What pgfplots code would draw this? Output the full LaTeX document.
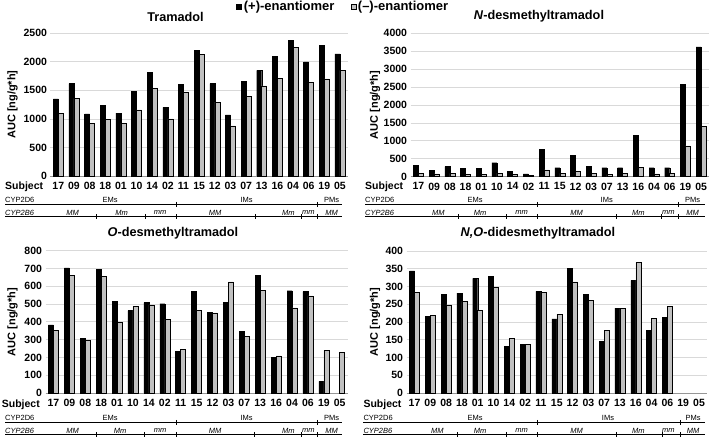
\documentclass[border=0pt]{standalone}
\usepackage{pgfplots}
\pgfplotsset{compat=1.18}
\usepackage{pgfplotstable}
\usepackage{fontspec}
\setmainfont{Liberation Sans}

\definecolor{bargray}{RGB}{192,192,192}
\definecolor{gridgray}{RGB}{217,217,217}
\definecolor{axgray}{RGB}{150,150,150}

\newcommand{\tickfont}{\fontsize{10.5}{12}\selectfont\bfseries}
\newcommand{\titlefont}{\fontsize{12.7}{14}\selectfont\bfseries}
\newcommand{\cypfont}{\fontsize{7.5}{8.5}\selectfont}

\pgfplotstableread{
x p m
0 1350 1100
1 1620 1360
2 1090 920
3 1240 995
4 1100 920
5 1480 1160
6 1810 1530
7 1200 1000
8 1605 1470
9 2200 2130
10 1620 1295
11 1070 880
12 1655 1390
13 1850 1580
14 2090 1715
15 2380 2250
16 2000 1640
17 2290 1700
18 2140 1850
}\tramadol

\pgfplotstableread{
x p m
0 320 100
1 170 80
2 280 90
3 230 60
4 240 60
5 390 100
6 140 60
7 80 30
8 760 190
9 250 90
10 600 140
11 280 100
12 250 60
13 250 100
14 1160 270
15 250 80
16 250 100
17 2570 860
18 3620 1400
}\ndes

\pgfplotstableread{
x p m
0 383 350
1 703 662
2 307 297
3 695 657
4 517 397
5 463 485
6 508 496
7 502 415
8 235 245
9 570 463
10 455 450
11 508 625
12 345 317
13 660 577
14 200 208
15 575 478
16 570 546
17 65 240
18 nan 228
}\odes

\pgfplotstableread{
x p m
0 344 284
1 215 218
2 278 248
3 281 258
4 323 232
5 329 298
6 132 154
7 138 136
8 286 284
9 209 222
10 351 313
11 278 261
12 145 177
13 239 238
14 317 368
15 177 210
16 213 244
17 nan nan
18 nan nan
}\nodes

\pgfplotsset{
  panel/.style={
    scale only axis,
    ybar=0pt, bar width=5pt,
    xmin=-0.5, xmax=18.5, ymin=0,
    xtick={0,...,18},
    xticklabels={17,09,08,18,01,10,14,02,11,15,12,03,07,13,16,04,06,19,05},
    axis x line*=bottom, axis y line*=left,
    x axis line style={draw=axgray, line width=0.8pt},
    y axis line style={draw=none},
    major tick length=0pt,
    ymajorgrids, grid style={draw=gridgray, line width=0.8pt},
    tick label style={font=\tickfont},
    xticklabel style={yshift=-2.5pt},
    /pgf/number format/assume math mode=true,
    /pgf/number format/1000 sep={},
    scaled y ticks=false,
    ylabel={AUC [ng/g*h]},
    clip=false,
  },
  ylabpos/.style={every axis y label/.style={at={(rel axis cs:#1,0.5)}, rotate=90, anchor=center, font=\fontsize{11}{12}\selectfont\bfseries}},
  plusbar/.style={fill=black, draw=black, line width=0.4pt},
  minusbar/.style={fill=bargray, draw=black, line width=0.5pt},
}

\begin{document}
\begin{tikzpicture}
\path[use as bounding box] (0pt,0pt) rectangle (709pt,438pt);

% Tramadol
\begin{axis}[panel, at={(50.5pt,262pt)}, anchor=south west,
  width=297.3pt, height=142.7pt, ymax=2500, ytick={0,500,...,2500},
  ylabpos=-0.128,
  legend columns=2,
  legend style={at={(0.985,1.188)}, anchor=center, draw=none, fill=none,
    font=\fontsize{13}{15}\selectfont\bfseries,
    /tikz/every even column/.append style={column sep=14pt}},
  ]
\addplot[plusbar, legend image code/.code={\draw[fill=black,draw=black] (0pt,-2.5pt) rectangle (5pt,2.5pt);}] table[x=x,y=p]{\tramadol};
\addplot[minusbar, legend image code/.code={\draw[fill=bargray,draw=black,line width=0.4pt] (0pt,-2.5pt) rectangle (5pt,2.5pt);}] table[x=x,y=m]{\tramadol};
\legend{(+)-enantiomer,(–)-enantiomer}
\end{axis}

% N-desmethyltramadol
\begin{axis}[panel, at={(410.6pt,261.3pt)}, anchor=south west,
  width=298.4pt, height=143.4pt, ymax=4000, ytick={0,500,...,4000},
  ylabpos=-0.119]
\addplot[plusbar] table[x=x,y=p]{\ndes};
\addplot[minusbar] table[x=x,y=m]{\ndes};
\end{axis}

% O-desmethyltramadol
\begin{axis}[panel, at={(45.5pt,45pt)}, anchor=south west,
  width=302.2pt, height=142.3pt, ymax=800, ytick={0,100,...,800},
  ylabpos=-0.109]
\addplot[plusbar] table[x=x,y=p]{\odes};
\addplot[minusbar] table[x=x,y=m]{\odes};
\end{axis}

% N,O-didesmethyltramadol
\begin{axis}[panel, at={(406.6pt,45pt)}, anchor=south west,
  width=300.3pt, height=142pt, ymax=400, ytick={0,50,...,400},
  ylabpos=-0.105]
\addplot[plusbar] table[x=x,y=p]{\nodes};
\addplot[minusbar] table[x=x,y=m]{\nodes};
\end{axis}

% annotations in pixel coordinates (y downward)
\begin{scope}[x=1pt, y=-1pt, shift={(0pt,438pt)}, every node/.style={inner sep=0pt}]
  % titles
  \node[font=\titlefont] at (175.5,16.5) {Tramadol};
  \node[font=\titlefont] at (539,16.5) {\textit{N}-desmethyltramadol};
  \node[font=\titlefont] at (173,233.5) {\textit{O}-desmethyltramadol};
  \node[font=\titlefont] at (538,233.5) {\textit{N,O}-didesmethyltramadol};

  % ---- top left
  \begin{scope}
    \node[anchor=west, font=\tickfont] at (5,186.7) {Subject};
    \node[anchor=west, font=\cypfont] at (5,200) {CYP2D6};
    \node[anchor=west, font=\cypfont\itshape] at (5,212.7) {CYP2B6};
    \draw[line width=0.6pt] (5,204.3) -- (342,204.3);
    \draw[line width=0.6pt] (5,216.7) -- (342,216.7);
    \foreach \t in {176,317.3} \draw[line width=0.6pt] (\t,201.8) -- (\t,207);
    \foreach \t in {96.7,145,176,255.7,301.7,317.3} \draw[line width=0.6pt] (\t,214.2) -- (\t,219.4);
    \node[font=\cypfont] at (110,200) {EMs};
    \node[font=\cypfont] at (246.7,200) {IMs};
    \node[font=\cypfont] at (331.7,200) {PMs};
    \foreach \xx/\lab in {72.7/MM,121.7/Mm,160/mm,215/MM,288.3/Mm,308.3/mm,331.7/MM}
      \node[font=\cypfont\itshape] at (\xx,212.7) {\lab};
  \end{scope}

  % ---- bottom left
  \begin{scope}[yshift=-218pt]
    \node[anchor=west, font=\tickfont] at (1.7,186.7) {Subject};
    \node[anchor=west, font=\cypfont] at (5,200) {CYP2D6};
    \node[anchor=west, font=\cypfont\itshape] at (5,212.7) {CYP2B6};
    \draw[line width=0.6pt] (5,204.3) -- (342,204.3);
    \draw[line width=0.6pt] (5,216.7) -- (342,216.7);
    \foreach \t in {176,317.3} \draw[line width=0.6pt] (\t,201.8) -- (\t,207);
    \foreach \t in {96.7,144.3,176,254.3,301,317.3} \draw[line width=0.6pt] (\t,214.2) -- (\t,219.4);
    \node[font=\cypfont] at (110,200) {EMs};
    \node[font=\cypfont] at (246.7,200) {IMs};
    \node[font=\cypfont] at (331.7,200) {PMs};
    \foreach \xx/\lab in {72.7/MM,120/Mm,160/mm,215/MM,288.3/Mm,308.3/mm,331.7/MM}
      \node[font=\cypfont\itshape] at (\xx,212.7) {\lab};
  \end{scope}

  % ---- top right
  \begin{scope}
    \node[anchor=west, font=\tickfont] at (365,186.7) {Subject};
    \node[anchor=west, font=\cypfont] at (365,200) {CYP2D6};
    \node[anchor=west, font=\cypfont\itshape] at (365,212.7) {CYP2B6};
    \draw[line width=0.6pt] (365,204.3) -- (705,204.3);
    \draw[line width=0.6pt] (365,216.7) -- (705,216.7);
    \foreach \t in {537.7,678.3} \draw[line width=0.6pt] (\t,201.8) -- (\t,207);
    \foreach \t in {458.3,506.7,537.7,616.7,661.7,678.3} \draw[line width=0.6pt] (\t,214.2) -- (\t,219.4);
    \node[font=\cypfont] at (475,200) {EMs};
    \node[font=\cypfont] at (606.7,200) {IMs};
    \node[font=\cypfont] at (692.7,200) {PMs};
    \foreach \xx/\lab in {438.3/MM,480/Mm,521.7/mm,576.7/MM,638.3/Mm,668.3/mm,692.7/MM}
      \node[font=\cypfont\itshape] at (\xx,212.7) {\lab};
  \end{scope}

  % ---- bottom right
  \begin{scope}[yshift=-218pt]
    \node[anchor=west, font=\tickfont] at (363.3,186.7) {Subject};
    \node[anchor=west, font=\cypfont] at (363.3,200) {CYP2D6};
    \node[anchor=west, font=\cypfont\itshape] at (363.3,212.7) {CYP2B6};
    \draw[line width=0.6pt] (363.3,204.3) -- (705,204.3);
    \draw[line width=0.6pt] (363.3,216.7) -- (705,216.7);
    \foreach \t in {537.7,680} \draw[line width=0.6pt] (\t,201.8) -- (\t,207);
    \foreach \t in {457.3,506,537.7,616.7,662.3,680} \draw[line width=0.6pt] (\t,214.2) -- (\t,219.4);
    \node[font=\cypfont] at (475,200) {EMs};
    \node[font=\cypfont] at (608,200) {IMs};
    \node[font=\cypfont] at (693,200) {PMs};
    \foreach \xx/\lab in {437.3/MM,480/Mm,521.7/mm,576.7/MM,638.3/Mm,668.3/mm,693/MM}
      \node[font=\cypfont\itshape] at (\xx,212.7) {\lab};
  \end{scope}
\end{scope}
\end{tikzpicture}
\end{document}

━━━━

Exercise description: Look above for every line with the word "code" and copy it.

Task response:
What pgfplots code would draw this? Output the full LaTeX document.
\addplot[plusbar, legend image code/.code={\draw[fill=black,draw=black] (0pt,-2.5pt) rectangle (5pt,2.5pt);}] table[x=x,y=p]{\tramadol};
\addplot[minusbar, legend image code/.code={\draw[fill=bargray,draw=black,line width=0.4pt] (0pt,-2.5pt) rectangle (5pt,2.5pt);}] table[x=x,y=m]{\tramadol};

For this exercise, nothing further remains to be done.